Set problem - Reproduce every line of the material below, but drop the pictures.

Dataset extract -

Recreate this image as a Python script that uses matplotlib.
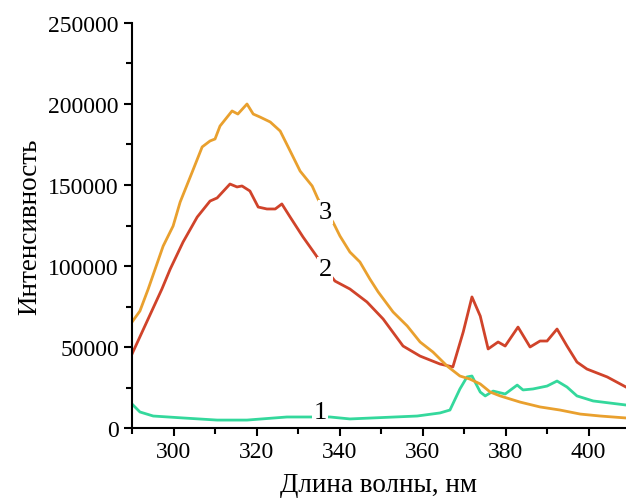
import numpy as np
import matplotlib.pyplot as plt
from matplotlib.ticker import MultipleLocator

plt.rcParams['font.family'] = ['Liberation Serif', 'DejaVu Serif']

# curve 1 (green)
wl1 = [290.0, 291.9, 295.1, 302.3, 310.5, 317.7, 327.3, 332.9, 335.3, 337.7, 342.5,
       358.7, 364.2, 366.6, 369.0, 370.7, 371.9, 373.9, 375.1, 377.0, 379.9, 382.8,
       384.2, 386.6, 390.0, 392.4, 394.8, 397.2, 401.1, 409.0]
int1 = [14800, 9900, 7400, 6200, 4900, 4900, 6800, 6800, 6800, 6800, 5600,
        7400, 9300, 11100, 24100, 31500, 32100, 22200, 19800, 22800, 21000, 26500,
        23500, 24100, 25900, 29000, 25300, 19800, 16700, 14200]

# curve 2 (red)
wl2 = [290.0, 297.2, 299.2, 302.3, 305.7, 308.8, 310.5, 313.6, 315.3, 316.5, 318.4,
       320.4, 322.5, 324.5, 326.1, 328.1, 331.2, 334.1, 336.5, 338.9, 342.5, 346.6,
       350.5, 355.3, 359.4, 364.2, 367.3, 369.8, 371.9, 373.9, 375.8, 378.2, 379.9,
       383.0, 385.9, 388.3, 390.0, 392.4, 394.8, 397.2, 399.6, 404.5, 409.0]
int2 = [45700, 85800, 98100, 114800, 130200, 140100, 142000, 150600, 148800, 149400, 146300,
        136400, 135200, 135200, 138300, 130200, 117900, 107400, 98500, 90700, 85800, 77800,
        67300, 50600, 44400, 39500, 37700, 59300, 80900, 69100, 48800, 53100, 50600,
        62300, 50000, 53700, 53700, 61100, 50600, 40700, 36400, 31500, 25300]

# curve 3 (orange)
wl3 = [290.0, 291.9, 293.9, 297.5, 299.9, 301.6, 304.5, 306.9, 308.8, 310.0, 311.2,
       314.1, 315.5, 317.7, 319.2, 320.8, 323.3, 325.7, 328.1, 330.5, 333.4, 334.8,
       336.5, 338.4, 340.1, 342.5, 344.9, 347.3, 349.3, 352.9, 356.3, 359.4, 362.5,
       365.9, 369.0, 371.4, 373.9, 376.3, 378.7, 383.5, 388.3, 393.1, 398.0, 402.8, 409.0]
int3 = [65400, 72200, 85800, 112300, 124700, 139500, 158000, 173500, 177200, 178400, 186400,
        195700, 193800, 200000, 193800, 192000, 188900, 183300, 171000, 158600, 149400, 141400,
        134000, 127200, 118500, 108600, 102500, 92000, 84000, 71600, 63000, 53100, 46900,
        38300, 32100, 30200, 27200, 22200, 19800, 16000, 13000, 11100, 8600, 7400, 6200]

labels = ['1', '2', '3']
label_pos = [(335.3, 9900), (336.5, 98100), (336.6, 133300)]

fig = plt.figure(figsize=(6.26, 5.02), dpi=100)
ax = fig.add_axes([0.2109, 0.1454, 0.789, 0.8068])

ax.plot(wl1, int1, color='#34d89c', lw=2)
ax.plot(wl2, int2, color='#d0432a', lw=2)
ax.plot(wl3, int3, color='#e9a02e', lw=2)

for txt, (x, y) in zip(labels, label_pos):
    ax.text(x, y, txt, fontsize=19, ha='center', va='center',
            bbox=dict(facecolor='white', edgecolor='none', pad=1.0))

ax.set_xlim(290, 409)
ax.set_ylim(0, 250000)
ax.xaxis.set_major_locator(MultipleLocator(20))
ax.xaxis.set_minor_locator(MultipleLocator(10))
ax.yaxis.set_major_locator(MultipleLocator(50000))
ax.yaxis.set_minor_locator(MultipleLocator(25000))

for s in ['top', 'right']:
    ax.spines[s].set_visible(False)
for s in ['left', 'bottom']:
    ax.spines[s].set_linewidth(1.5)
ax.tick_params(which='major', length=6, width=1.5, labelsize=17, direction='out')
ax.tick_params(which='minor', length=4, width=1.5, direction='out')

ax.set_xlabel('Длина волны, нм', fontsize=19.5, labelpad=7)
ax.set_ylabel('Интенсивность', fontsize=19.5, labelpad=4)

fig.savefig('out.png', dpi=100)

Response to the task -
Recreate this image as a Python script that uses matplotlib.
import numpy as np
import matplotlib.pyplot as plt
from matplotlib.ticker import MultipleLocator

plt.rcParams['font.family'] = ['Liberation Serif', 'DejaVu Serif']

# curve 1 (green)
wl1 = [290.0, 291.9, 295.1, 302.3, 310.5, 317.7, 327.3, 332.9, 335.3, 337.7, 342.5,
       358.7, 364.2, 366.6, 369.0, 370.7, 371.9, 373.9, 375.1, 377.0, 379.9, 382.8,
       384.2, 386.6, 390.0, 392.4, 394.8, 397.2, 401.1, 409.0]
int1 = [14800, 9900, 7400, 6200, 4900, 4900, 6800, 6800, 6800, 6800, 5600,
        7400, 9300, 11100, 24100, 31500, 32100, 22200, 19800, 22800, 21000, 26500,
        23500, 24100, 25900, 29000, 25300, 19800, 16700, 14200]

# curve 2 (red)
wl2 = [290.0, 297.2, 299.2, 302.3, 305.7, 308.8, 310.5, 313.6, 315.3, 316.5, 318.4,
       320.4, 322.5, 324.5, 326.1, 328.1, 331.2, 334.1, 336.5, 338.9, 342.5, 346.6,
       350.5, 355.3, 359.4, 364.2, 367.3, 369.8, 371.9, 373.9, 375.8, 378.2, 379.9,
       383.0, 385.9, 388.3, 390.0, 392.4, 394.8, 397.2, 399.6, 404.5, 409.0]
int2 = [45700, 85800, 98100, 114800, 130200, 140100, 142000, 150600, 148800, 149400, 146300,
        136400, 135200, 135200, 138300, 130200, 117900, 107400, 98500, 90700, 85800, 77800,
        67300, 50600, 44400, 39500, 37700, 59300, 80900, 69100, 48800, 53100, 50600,
        62300, 50000, 53700, 53700, 61100, 50600, 40700, 36400, 31500, 25300]

# curve 3 (orange)
wl3 = [290.0, 291.9, 293.9, 297.5, 299.9, 301.6, 304.5, 306.9, 308.8, 310.0, 311.2,
       314.1, 315.5, 317.7, 319.2, 320.8, 323.3, 325.7, 328.1, 330.5, 333.4, 334.8,
       336.5, 338.4, 340.1, 342.5, 344.9, 347.3, 349.3, 352.9, 356.3, 359.4, 362.5,
       365.9, 369.0, 371.4, 373.9, 376.3, 378.7, 383.5, 388.3, 393.1, 398.0, 402.8, 409.0]
int3 = [65400, 72200, 85800, 112300, 124700, 139500, 158000, 173500, 177200, 178400, 186400,
        195700, 193800, 200000, 193800, 192000, 188900, 183300, 171000, 158600, 149400, 141400,
        134000, 127200, 118500, 108600, 102500, 92000, 84000, 71600, 63000, 53100, 46900,
        38300, 32100, 30200, 27200, 22200, 19800, 16000, 13000, 11100, 8600, 7400, 6200]

labels = ['1', '2', '3']
label_pos = [(335.3, 9900), (336.5, 98100), (336.6, 133300)]

fig = plt.figure(figsize=(6.26, 5.02), dpi=100)
ax = fig.add_axes([0.2109, 0.1454, 0.789, 0.8068])

ax.plot(wl1, int1, color='#34d89c', lw=2)
ax.plot(wl2, int2, color='#d0432a', lw=2)
ax.plot(wl3, int3, color='#e9a02e', lw=2)

for txt, (x, y) in zip(labels, label_pos):
    ax.text(x, y, txt, fontsize=19, ha='center', va='center',
            bbox=dict(facecolor='white', edgecolor='none', pad=1.0))

ax.set_xlim(290, 409)
ax.set_ylim(0, 250000)
ax.xaxis.set_major_locator(MultipleLocator(20))
ax.xaxis.set_minor_locator(MultipleLocator(10))
ax.yaxis.set_major_locator(MultipleLocator(50000))
ax.yaxis.set_minor_locator(MultipleLocator(25000))

for s in ['top', 'right']:
    ax.spines[s].set_visible(False)
for s in ['left', 'bottom']:
    ax.spines[s].set_linewidth(1.5)
ax.tick_params(which='major', length=6, width=1.5, labelsize=17, direction='out')
ax.tick_params(which='minor', length=4, width=1.5, direction='out')

ax.set_xlabel('Длина волны, нм', fontsize=19.5, labelpad=7)
ax.set_ylabel('Интенсивность', fontsize=19.5, labelpad=4)

fig.savefig('out.png', dpi=100)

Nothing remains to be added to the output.